# Why time invariant system in order to know any output for any input using the impulse response?

Suppose we have a system $$S$$.We give it the input $$\delta(t)$$ and get a response $$S(\delta(t))$$.If the system is linear and time invariant we can calculate every output $$y(t)$$ from any input $$x(t)$$ by finding the convolution of $$x(t)$$ and $$S(\delta(t))$$.But why does the system need to be time invariant?

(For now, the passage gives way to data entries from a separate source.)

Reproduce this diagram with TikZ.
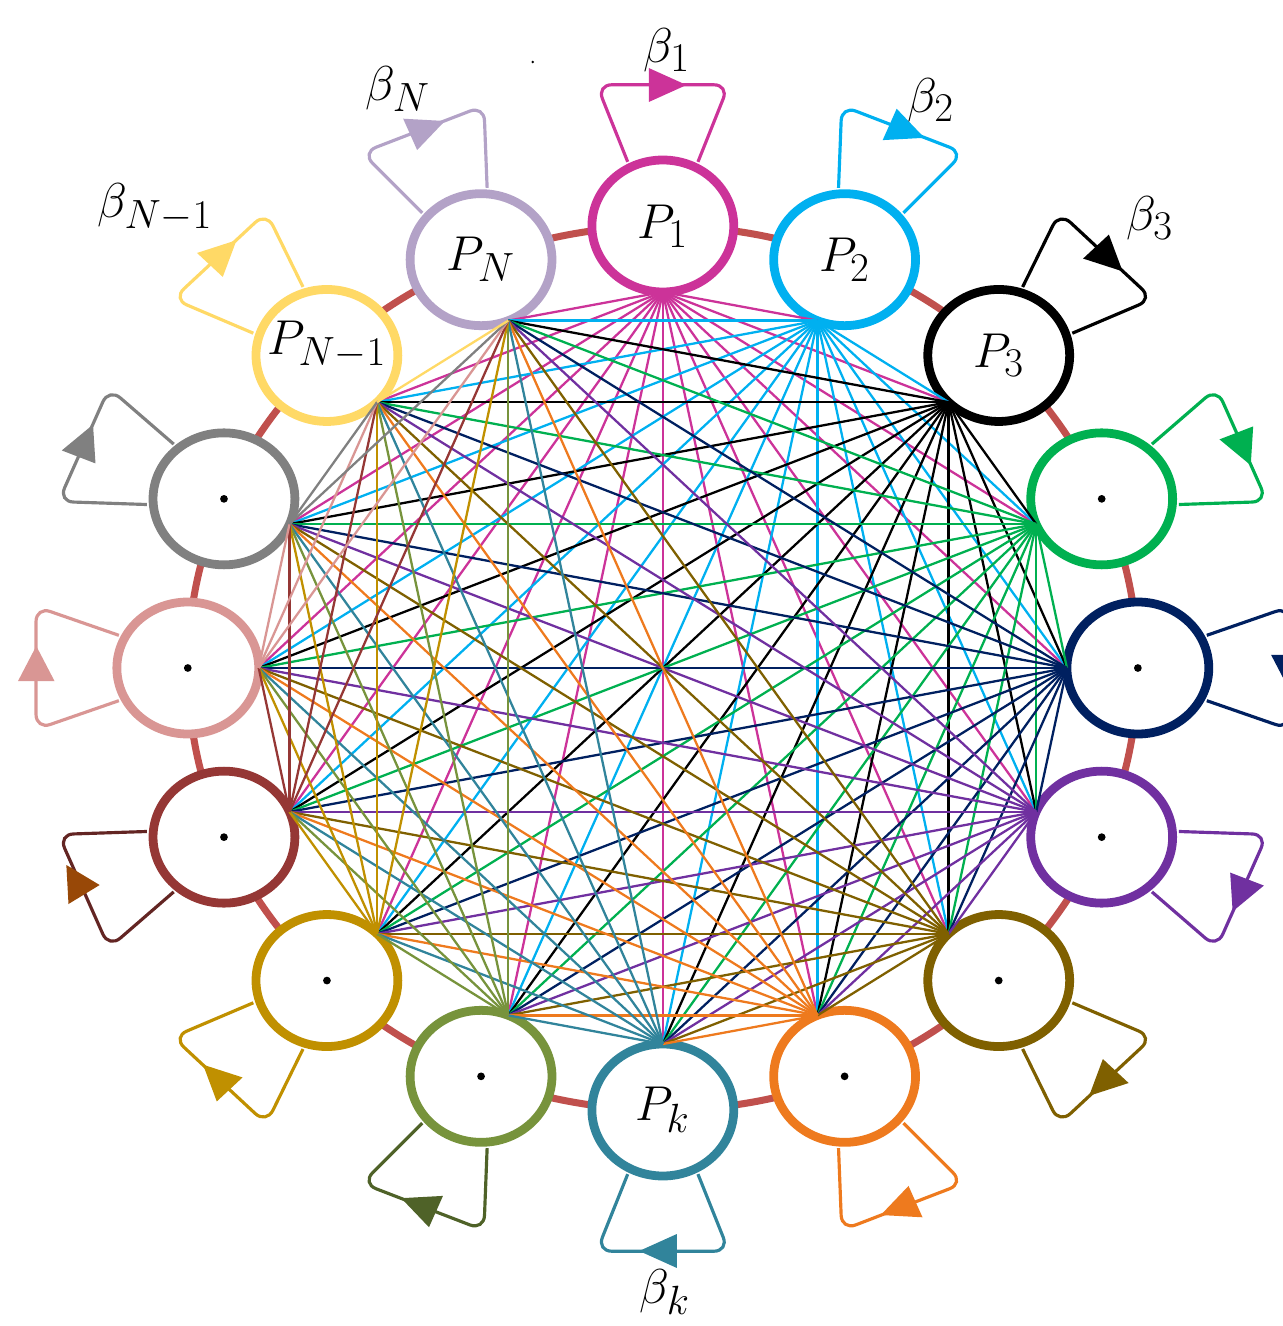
\documentclass[tikz,border=0pt]{standalone}
\usetikzlibrary{calc}
\definecolor{c1}{HTML}{CC3399}
\definecolor{c2}{HTML}{00B0F0}
\definecolor{c3}{HTML}{000000}
\definecolor{c4}{HTML}{00B050}
\definecolor{c5}{HTML}{002060}
\definecolor{c6}{HTML}{7030A0}
\definecolor{c7}{HTML}{7F6000}
\definecolor{c8}{HTML}{EE7A1E}
\definecolor{c9}{HTML}{31849B}
\definecolor{c10}{HTML}{77933C}
\definecolor{c11}{HTML}{C09000}
\definecolor{c12}{HTML}{953735}
\definecolor{c13}{HTML}{D99694}
\definecolor{c14}{HTML}{808080}
\definecolor{c15}{HTML}{FFD966}
\definecolor{c16}{HTML}{B3A2C7}
\definecolor{lgdark}{HTML}{4F6228}
\definecolor{drdark}{HTML}{632523}
\definecolor{drarrow}{HTML}{984807}
\definecolor{ringc}{HTML}{C0504D}
\begin{document}
\begin{tikzpicture}[x=0.0215cm,y=0.02cm,
  ring/.style={draw=ringc, line width=4pt},
  fanline/.style={line width=1.3pt},
  loopline/.style={line width=1.8pt, rounded corners=0.3cm},
  pnode/.style={line width=5pt, fill=white},
  lab/.style={font=\Huge, scale=1.12, inner sep=0pt}]
\useasboundingbox (-616.74,-658) rectangle (576.74,668);
% ring
\draw[ring] (0,0) circle (442);
% node centres and fan anchors
\foreach \i in {1,...,16} {
  \pgfmathsetmacro\ang{90-22.5*(\i-1)}
  \coordinate (n\i) at (\ang:442);
  \coordinate (a\i) at ($(n\i)+(\ang+180:66)$);
}
% self loops
\foreach \i/\s/\lc/\ac in {1/1/c1/c1, 2/1/c2/c2, 3/1/c3/c3, 4/1/c4/c4, 5/1/c5/c5,
    6/1/c6/c6, 7/1/c7/c7, 8/1/c8/c8, 9/1/c9/c9, 10/1/lgdark/lgdark, 11/1/c11/c11,
    12/0/drdark/drarrow, 13/1/c13/c13, 14/1/c14/c14, 15/1/c15/c15, 16/1/c16/c16} {
  \pgfmathsetmacro\ang{90-22.5*(\i-1)}
  \draw[loopline, \lc] ($(n\i)+(\ang+27:72)$) -- ($(n\i)+(\ang+23.5:154)$)
     -- ($(n\i)+(\ang-23.5:154)$) -- ($(n\i)+(\ang-27:72)$);
  \ifnum\s=0\relax\else
    \pgfmathsetmacro\ta{\ang-8.87*(\s)}
    \pgfmathsetmacro\tb{\ang+5.99*(\s)}
    \pgfmathsetmacro\tc{\ang+4.71*(\s)}
    \fill[\ac] ($(n\i)+(\ta:142.7)$) -- ($(n\i)+(\tb:124.7)$) -- ($(n\i)+(\tc:158.5)$) -- cycle;
  \fi
}
\fill[drarrow] (-555,-197) -- (-524,-217) -- (-553,-236) -- cycle;
% nodes
\foreach \i in {1,...,16} \draw[pnode, draw=c\i] (n\i) circle (66);
% complete graph
\foreach \i in {1,...,15} {
  \pgfmathtruncatemacro\js{\i+1}
  \foreach \j in {\js,...,16} \draw[fanline, c\i] (a\i) -- (a\j);
}
% centre dots
\foreach \i in {4,5,6,7,8,10,11,12,13,14} \fill (n\i) circle[radius=2.2pt];
\fill (-121,606) circle[radius=0.8pt];
% labels
\node[lab] (t1) at (n1) {$P_1$};
\node[lab] (t2) at (n2) {$P_2$};
\node[lab] (t3) at (n3) {$P_3$};
\node[lab] (t9) at (n9) {$P_k$};
\node[lab] (t15) at ($(n15)+(0,10)$) {$P_{N-1}$};
\node[lab] (t16) at (n16) {$P_N$};
\node[lab] (b1) at (3.7,618) {$\beta_1$};
\node[lab] (b2) at (249.3,568) {$\beta_2$};
\node[lab] (b3) at (453,450) {$\beta_3$};
\node[lab] (b16) at (-246.5,579) {$\beta_N$};
\node[lab] (b15) at (-472.6,460) {$\beta_{N-1}$};
\node[lab] (b9) at (1.9,-624) {$\beta_k$};
\end{tikzpicture}
\end{document}
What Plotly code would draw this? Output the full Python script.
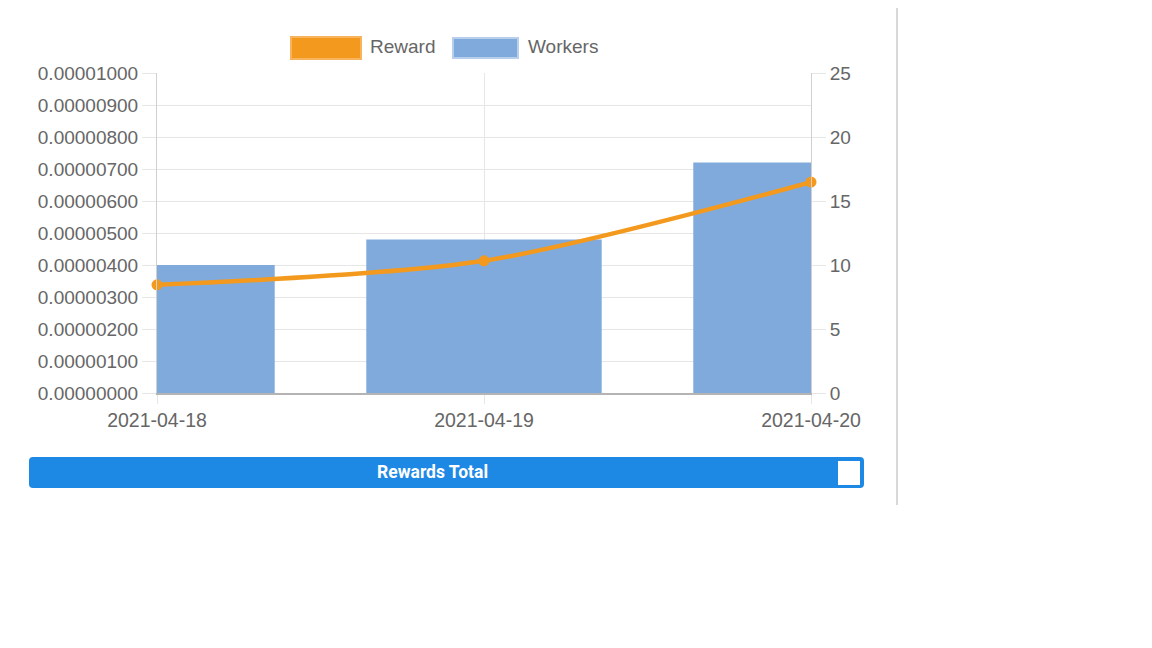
import plotly.graph_objects as go

# Data
dates = ['2021-04-18', '2021-04-19', '2021-04-20']
workers = [10, 12, 18]
reward = [0.00000338, 0.00000413, 0.00000659]

reward_ticks = [i * 0.000001 for i in range(11)]
reward_labels = ['%.8f' % v for v in reward_ticks]

orange = '#F39A1E'
blue = '#80AADC'
grid = '#E6E6E6'
txt = '#666666'
font = 'Liberation Sans, Arial, sans-serif'

# page body has an 8px margin, so the figure starts at (8, 8)
OFF = 8
W, H = 1152 - OFF, 648 - OFF
L, R, T, B = 157, 811, 73, 393  # plot area in page pixels


def px(x):
    return (x - L) / (R - L)


def py(y):
    return (B - y) / (B - T)


fig = go.Figure()

fig.add_trace(go.Bar(x=dates, y=workers, name='Workers', marker_color=blue,
                     marker_line_width=0, width=0.72, yaxis='y',
                     hoverinfo='x+y'))

fig.add_trace(go.Scatter(x=dates, y=reward, name='Reward', yaxis='y2',
                         mode='lines+markers',
                         line=dict(color=orange, width=4.5, shape='spline', smoothing=0.8),
                         marker=dict(color=orange, size=11),
                         cliponaxis=False))

# legend drawn the chart.js way: boxes + labels
shapes = [
    dict(type='rect', xref='paper', yref='paper', x0=px(291), x1=px(361), y0=py(59), y1=py(37),
         fillcolor=orange, line=dict(color='#F7B45C', width=2)),
    dict(type='rect', xref='paper', yref='paper', x0=px(453), x1=px(518), y0=py(58), y1=py(38),
         fillcolor=blue, line=dict(color='#B7CFEC', width=2)),
    # panel separator
    dict(type='line', xref='paper', yref='paper', x0=px(897), x1=px(897), y0=py(505), y1=py(0),
         line=dict(color='#D8D8D8', width=2)),
    # button bar
    dict(type='path', xref='paper', yref='paper',
         path='M %f %f L %f %f Q %f %f %f %f L %f %f Q %f %f %f %f L %f %f Q %f %f %f %f L %f %f Q %f %f %f %f Z' % (
             px(33), py(457), px(860), py(457), px(864), py(457), px(864), py(461),
             px(864), py(484), px(864), py(488), px(860), py(488),
             px(33), py(488), px(29), py(488), px(29), py(484),
             px(29), py(461), px(29), py(457), px(33), py(457)),
         fillcolor='#1E88E5', line=dict(width=0)),
    dict(type='rect', xref='paper', yref='paper', x0=px(838), x1=px(860), y0=py(485), y1=py(461),
         fillcolor='white', line=dict(width=0)),
]

annotations = [
    dict(text='Reward', xref='paper', yref='paper', x=px(368), y=py(47), xanchor='left',
         yanchor='middle', showarrow=False, font=dict(family=font, size=19, color=txt)),
    dict(text='Workers', xref='paper', yref='paper', x=px(526), y=py(47), xanchor='left',
         yanchor='middle', showarrow=False, font=dict(family=font, size=19, color=txt)),
    dict(text='<b>Rewards Total</b>', xref='paper', yref='paper', x=px(432), y=py(472),
         xanchor='center', yanchor='middle', showarrow=False,
         font=dict(family='Roboto, sans-serif', size=17.5, color='white')),
]

fig.update_layout(
    width=W, height=H,
    margin=dict(l=L - OFF, r=W - (R - OFF), t=T - OFF, b=H - (B - OFF), pad=0),
    paper_bgcolor='white', plot_bgcolor='white',
    showlegend=False,
    font=dict(family=font, size=19, color=txt),
    shapes=shapes,
    annotations=annotations,
    xaxis=dict(type='category', range=[0, 2], showgrid=True, gridcolor=grid,
               ticks='outside', ticklen=9, tickcolor=grid, showline=True,
               linecolor='#B4B4B4', linewidth=2, tickfont=dict(size=19.5)),
    yaxis=dict(side='right', range=[0, 25], dtick=5, showgrid=True, gridcolor=grid,
               minor=dict(dtick=2.5, showgrid=True, gridcolor=grid),
               ticks='outside', ticklen=14, tickcolor=grid, showline=True,
               linecolor='#D0D0D0', linewidth=1, zeroline=False,
               tickfont=dict(size=19)),
    yaxis2=dict(side='left', overlaying='y', range=[0, 0.00001],
                tickvals=reward_ticks, ticktext=reward_labels,
                showgrid=False, ticks='outside', ticklen=14, tickcolor=grid,
                showline=True, linecolor='#D0D0D0', linewidth=1, zeroline=False,
                tickfont=dict(size=19)),
)

fig.write_html('out.html')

• It doesn't. You can find the response of a linear time-varying system by convolution; you just need to deal with the fact that the system's impulse response will be time-varying. Commented Mar 18, 2023 at 7:03
• It does need to be time-invariant in order to be characterized by its response to $\delta(t)$. For time-varying systems we need to know their responses to all possible shifts $\delta(t-\tau)$, $\forall\tau$. Commented Mar 18, 2023 at 10:45

If the system is time-varying, its response to an impulse at $$t=0$$ might be very different from its response to an impulse at any other time instant. Hence, knowing only its response to $$\delta(t)$$ (i.e., an impulse at $$t=0$$) is not sufficient to completely characterize a time-varying system.
Let us discretize the system to better capture the analogy. Now, $$\delta[n]$$ denotes the so-called discrete Kronecker delta. Take length-2 signal $$x[n]$$ defined as:
$$x[n]=\left\{ \begin{array}{ll} \alpha\neq0\;\mathrm{if }\;n=0\\ \beta\neq0\;\mathrm{if }\;n=1\\ 0\;\mathrm{elsewhere }.\\ \end{array} \right.$$
Then, we can rewrite $$x [n] = \alpha \delta[n]+ \beta\delta[n-1]$$. By the linearity-additive property, you can compute the system output to $$x$$ by knowning that of $$\alpha \delta[n]$$ and $$\beta\delta[n-1]$$. By the linearity-scaling property, you can get the system output to $$\alpha \delta[n]$$ from that of $$\delta[n]$$ (by multiplying it by $$\alpha$$), and the system output to $$\beta \delta[n-1]$$ from that of $$\delta[n-1]$$ (by multiplying it by $$\beta$$). If now the system is time-invariant, knowing the system output to $$\delta[n]$$ offers you the output to $$\delta[n-1]$$ (by a time-shift).
Therefore, being linear and time-invariant, you can characterize all of $$S$$ by a convolution of any input signal by a "single" convolution with $$S(\delta[.])$$. If not, you still need the knowledge of all delayed Kronecker deltas $$S(\delta[.-k])$$.